Случись это в первый месяц проживания Ведит в этом замке, она бы стала возмущаться: «Но ведь так же нельзя! Это же бесчеловечно! Вы обязаны помочь чем-нибудь! Неужели у Вас нет сердца?» Но, так как она, слава Пресветлому, обреталась тут уже год, то обрела похвальную краткость речи:

— Ну и гад же ты, начальник! За шкуру свою беспокоишься, значит? А на баб тебе начхать? — и, плюнув на бумагу, решительно встала, глядя Подсолнуху прямо в глаза.

Подсолнух мгновенно стал совсем пунцовый и тоже угрожающе приподнялся, — даже китель свой засаленный одёрнул для вящей солидности:

— А меня сюда, дорогуша, назначили не о шкуре своей думать, а только о производстве этих ваших треклятых составов!.. Которые нашей стране нужны, чтобы мир себе обеспечить и народу от войн дать отдых. И я ради этого обязан выжимать вас всех по полной: и уголовников, и «вольных». Нет у меня средств на долгое лечение, нет: не положено. И лишних рабочих рук — тоже нет. Пока эта ваша будет на кровати валяться, никто её не заменит, а планы столичное начальство из-за неё нам менять не будет. Мне самому, что ли, прикажешь возле котла встать?!

— Её с такой отпиской в тюрьме сразу со свету сживут, и даже на каторгу брать не станут. Неужели Вы этого не понимаете? — спросила девушка уже поспокойнее.

— Там, в тюрьме, тоже люди бывают. Чай, сообразят, что девка полудохлая никаких режимов нарушать не могла. У них там в тюремных лазаретах валяться можно хоть до конца срока — если правда болен, или сумел блат найти. А у нас — никак нельзя.
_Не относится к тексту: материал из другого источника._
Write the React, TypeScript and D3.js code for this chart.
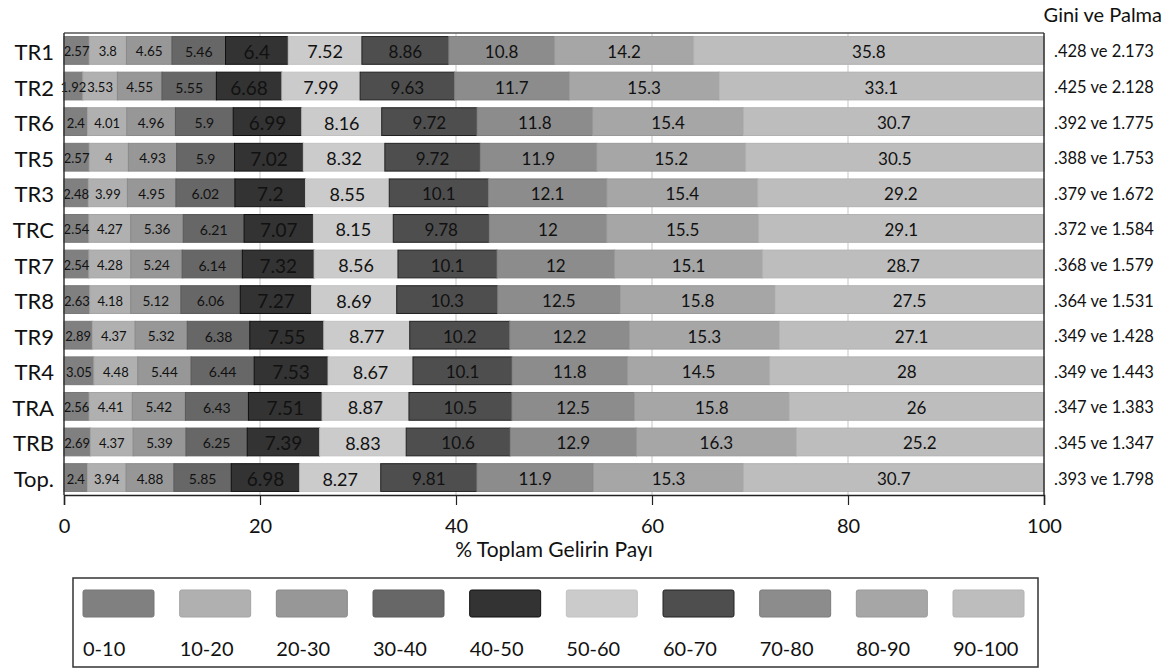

Подсолнух сел, отдуваясь. Вспышка гнева, казалось, сильно его обессилила. Он расстегнул ещё одну пуговицу своего мундира и, немного успокоившись, продолжил:

— Я, слава Богу, на государственной службе не первый год. Половину волос вон уже потерял. Уж никак не думал, что на старости лет всякая сопля зелёная будет меня учить и попрекать… Молчать! — он грозно рыкнул, заметив возмущённое движение Ведит. — Ты ещё многого не знаешь, деточка. Ты не знаешь, что наш доктор по приказу проверяющих всех больных заключённых мышьяком травил, чтобы, значит, закопали их без вопросов, и потом можно было бы новых набрать? Не знаешь. А я вот этой своей рукой подписывал бумаги о «естественной» смерти. И когда-нибудь ещё придётся подписать. И ты, если надо будет, ещё и не такую подпишешь? Ясно тебе?!

Ведит молчала.

— Ну, так как, хочешь, чтобы наш коновал и эту вашу Вельку к Пресветлому отправил? Или как??? Эта бумага, — комендант покровительственно похлопал по столешнице рядом с оплёванным листком, — даст ей хоть какой-никакой, но шанс. А от мышьяка никакого шанса ни у кого нет…

Ведит присела, взяла перо, макнула в чернила и размашисто вывела согласительную резолюцию. А плевок уже подсох; вроде как капелька воды попала.

Подсолнух взял подписанную бумагу, глянул мельком и бросил на край стола. Девушка молча вышла и хлопнула дверью.

— И не вздумай болтать там… кому ни попадя. А не то… — успел бросить её вдогонку комендант.